— DATASET SECTION —

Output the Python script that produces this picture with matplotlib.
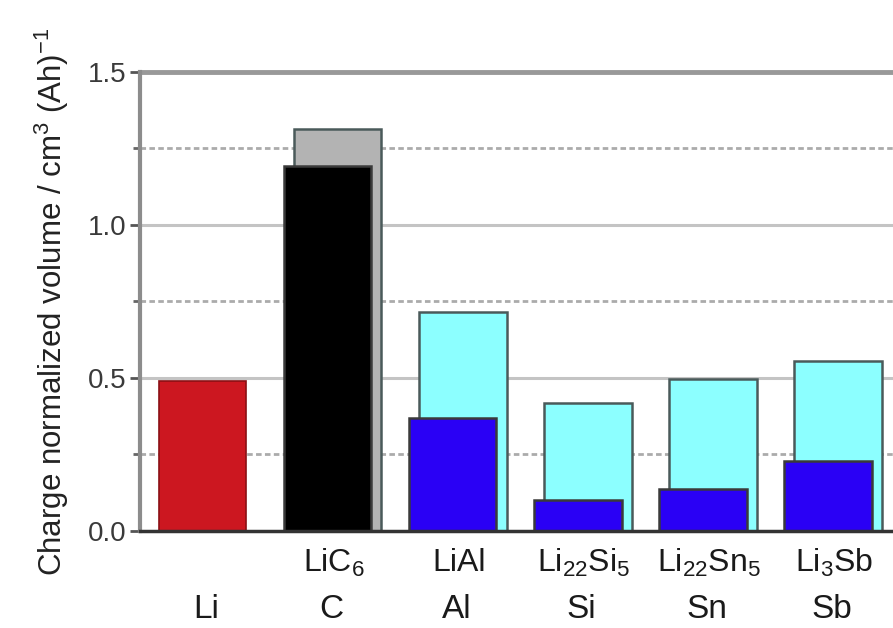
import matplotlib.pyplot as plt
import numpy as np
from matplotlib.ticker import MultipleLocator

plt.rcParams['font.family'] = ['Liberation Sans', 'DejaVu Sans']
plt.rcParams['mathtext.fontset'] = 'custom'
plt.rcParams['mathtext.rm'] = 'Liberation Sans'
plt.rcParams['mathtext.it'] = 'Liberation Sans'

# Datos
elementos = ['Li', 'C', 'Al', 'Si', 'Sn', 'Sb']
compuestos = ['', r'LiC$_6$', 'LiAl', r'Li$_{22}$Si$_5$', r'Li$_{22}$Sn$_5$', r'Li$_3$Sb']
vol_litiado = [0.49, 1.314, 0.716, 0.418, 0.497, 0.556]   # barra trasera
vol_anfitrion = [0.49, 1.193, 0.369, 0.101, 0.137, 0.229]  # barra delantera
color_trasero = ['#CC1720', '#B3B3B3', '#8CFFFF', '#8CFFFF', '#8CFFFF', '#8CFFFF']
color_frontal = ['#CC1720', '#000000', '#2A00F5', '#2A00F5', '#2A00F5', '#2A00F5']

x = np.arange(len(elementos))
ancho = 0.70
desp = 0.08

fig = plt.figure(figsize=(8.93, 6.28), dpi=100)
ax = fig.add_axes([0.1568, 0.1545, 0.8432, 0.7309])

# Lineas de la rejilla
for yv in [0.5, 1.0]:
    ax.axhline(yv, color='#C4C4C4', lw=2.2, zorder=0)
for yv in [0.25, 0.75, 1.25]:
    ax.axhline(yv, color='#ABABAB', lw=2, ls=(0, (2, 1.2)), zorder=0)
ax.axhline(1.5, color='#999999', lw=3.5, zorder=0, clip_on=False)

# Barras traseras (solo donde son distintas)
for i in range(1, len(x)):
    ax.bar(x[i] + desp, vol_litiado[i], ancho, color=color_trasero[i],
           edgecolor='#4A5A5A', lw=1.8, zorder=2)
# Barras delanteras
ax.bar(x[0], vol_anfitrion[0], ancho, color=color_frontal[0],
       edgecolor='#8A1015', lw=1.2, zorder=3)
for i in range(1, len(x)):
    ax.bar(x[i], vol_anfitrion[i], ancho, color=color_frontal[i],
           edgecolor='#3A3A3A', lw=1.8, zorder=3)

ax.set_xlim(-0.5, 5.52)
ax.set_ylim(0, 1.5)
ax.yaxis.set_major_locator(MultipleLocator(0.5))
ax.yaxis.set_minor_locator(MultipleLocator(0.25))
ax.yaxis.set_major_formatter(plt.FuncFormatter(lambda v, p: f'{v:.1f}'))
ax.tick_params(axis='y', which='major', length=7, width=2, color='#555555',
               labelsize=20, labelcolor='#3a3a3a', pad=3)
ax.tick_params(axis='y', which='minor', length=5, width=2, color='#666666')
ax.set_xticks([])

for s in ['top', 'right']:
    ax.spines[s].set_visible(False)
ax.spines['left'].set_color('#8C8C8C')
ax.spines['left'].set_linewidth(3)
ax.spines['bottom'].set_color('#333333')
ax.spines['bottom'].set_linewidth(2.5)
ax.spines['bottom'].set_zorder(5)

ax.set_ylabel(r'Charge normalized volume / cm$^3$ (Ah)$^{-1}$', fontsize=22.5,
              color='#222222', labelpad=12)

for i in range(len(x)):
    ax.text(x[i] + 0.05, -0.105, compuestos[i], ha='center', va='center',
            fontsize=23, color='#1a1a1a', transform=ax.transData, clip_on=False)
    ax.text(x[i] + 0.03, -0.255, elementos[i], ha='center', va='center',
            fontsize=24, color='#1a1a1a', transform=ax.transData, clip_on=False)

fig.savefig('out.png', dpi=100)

— INSTRUCTIONS FOR THE TASK —
Of the lines in this data, how many contain "matplotlib"? Reply with only the number.

— EXERCISE RESULT —
3